How much does rebuilding your house’s foundation cost?
Foundation & StructuralMost homes never need a full foundation rebuild. They need a targeted repair, and that runs anywhere from $1,000 to $3,000 for a single crack injection up to helical piers at $2,700 per pier for the first three, then $2,200 per pier after that when the footing has settled. A true foundation-wall rebuild or replacement is rare. We price that after we see it, because every wall fails its own way.
So before you brace for the worst number, let us walk you through what your foundation probably needs.
Here in New Hampshire, most “my foundation is failing” calls turn out to be a wall problem, not a whole-house problem. The soil around your foundation is disturbed backfill. That is the looser dirt that got put back when your house was built. It drains slow and holds water. Then frost heave pushes against the wall every winter. Over years that bows a wall inward or cracks it. That is a repair, not a teardown.
What actually drives the cost
The fix depends on what is moving and why.
A crack that weeps water gets epoxy or polyurethane crack injection. That is the low end at $1,000 to $3,000. If a wall is bowing but still sound, carbon-fiber straps lock it in place for $850 each. A wall that needs more muscle gets a power brace at $1,300 per brace. Those are all wall-stabilization fixes, and most foundations we see fall right here.
When the problem is below the wall, you are into support work. A footing that has settled gets helical or push piers at $2,700 per pier for the first three, then $2,200 per pier after that to carry the load back down to stable ground. A sagging floor framing gets lally columns or floor support at $1,300 to $2,500. A rotted sill or beam gets sill and beam replacement at $7,000 to $40,000. If a section of wall is too far gone to stabilize, we can build an auxiliary wall (some folks call it a sister wall) at about $1,350 per linear foot.
A handful of jobs have no set price. A full foundation-wall rebuild, wall anchors, or steel I-beams all depend on what we find. We price that after we see it.
One thing to know up front. We do repair, not new construction. If you are pouring a brand-new foundation under an addition or a new build, that is a general contractor job, not ours. What we do is save the foundation you already have.
You may not need any of this yet
A hairline crack in a poured wall is often just concrete curing. It is not always structural. A little dampness at the floor wall joint usually points to a water problem, not a failing wall, and that is a waterproofing fix, not foundation work. We will tell you when a crack can wait and when it cannot. Free inspection, free estimate, and we get the quote back to you within 24 hours.
We self-perform the structural lifting and the helical installs ourselves. No middleman, no markup on someone else’s crew.
How we figure out which fix you need
We come out and look. We check the wall for bowing, the cracks for movement, the floor for slope, and the soil and water around the outside. NH frost and our wet spring soil show up in patterns, so we read the wall before we quote it.
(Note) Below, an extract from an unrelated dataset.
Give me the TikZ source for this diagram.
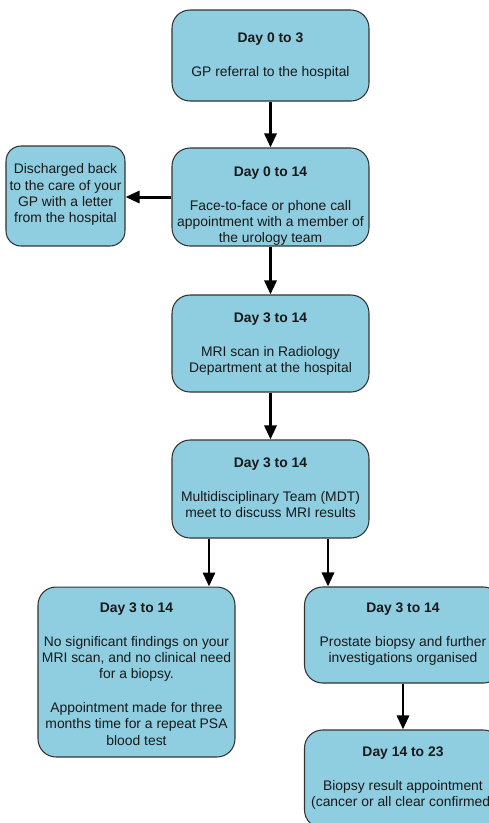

The free inspection is how you find out whether you are looking at a $1,000 to $3,000 injection or real support work, with no guesswork and no pressure.
Most of our foundation work carries a 25-year warranty. Helical piers, carbon-fiber stabilization, and the wall vapor barrier are all 25-year. Floor support and power posts run 10-year, and crack injection is 10-year. The warranty transfers to the next owner, as long as no other contractor touches the work.
You can read the details on our structural and foundation repair page, and dig deeper on foundation repair, helical piers, sill replacement, and supplemental support. Our full 603 guarantee lays out every warranty term.
If your real worry is water in the basement, start with basement waterproofing or crawl space services instead. Foundation movement and water often travel together, and the Insurance Information Institute notes that gradual foundation and water damage is commonly excluded from standard homeowner policies, so catching it early matters. For building-science background on backfill and drainage, the Department of Energy’s Building America program (basc.pnnl.gov) is a solid neutral read.
Ready when you are
Want a real number instead of a guess? Call us at 603-610-1770 or book your free inspection. We will come look, tell you what your foundation actually needs, and get you a quote within 24 hours.
Related questions
Do I need a full foundation replacement or just a repair? Almost always a repair. Bowing, cracking, and settling are usually fixed with crack injection, carbon-fiber straps, a power brace, or piers. A full wall rebuild is rare, and we price that after we inspect it.
How much does it cost to fix a settling foundation? Settling that comes from a footing problem is carried by helical or push piers at $2,700 per pier for the first three, then $2,200 per pier after that. Sagging floor framing gets lally columns at $1,300 to $2,500. A free inspection tells you which one you need.
Are foundation repairs covered by homeowners insurance? Often not. The Insurance Information Institute notes that standard policies commonly exclude gradual foundation settlement and earth movement. Check your own policy, and fix small problems before they grow.
Does 603 build new foundations? No. We repair and stabilize the foundation you already have, including piers, straps, sill replacement, and auxiliary walls. New foundation pours for additions or new construction are a general contractor job.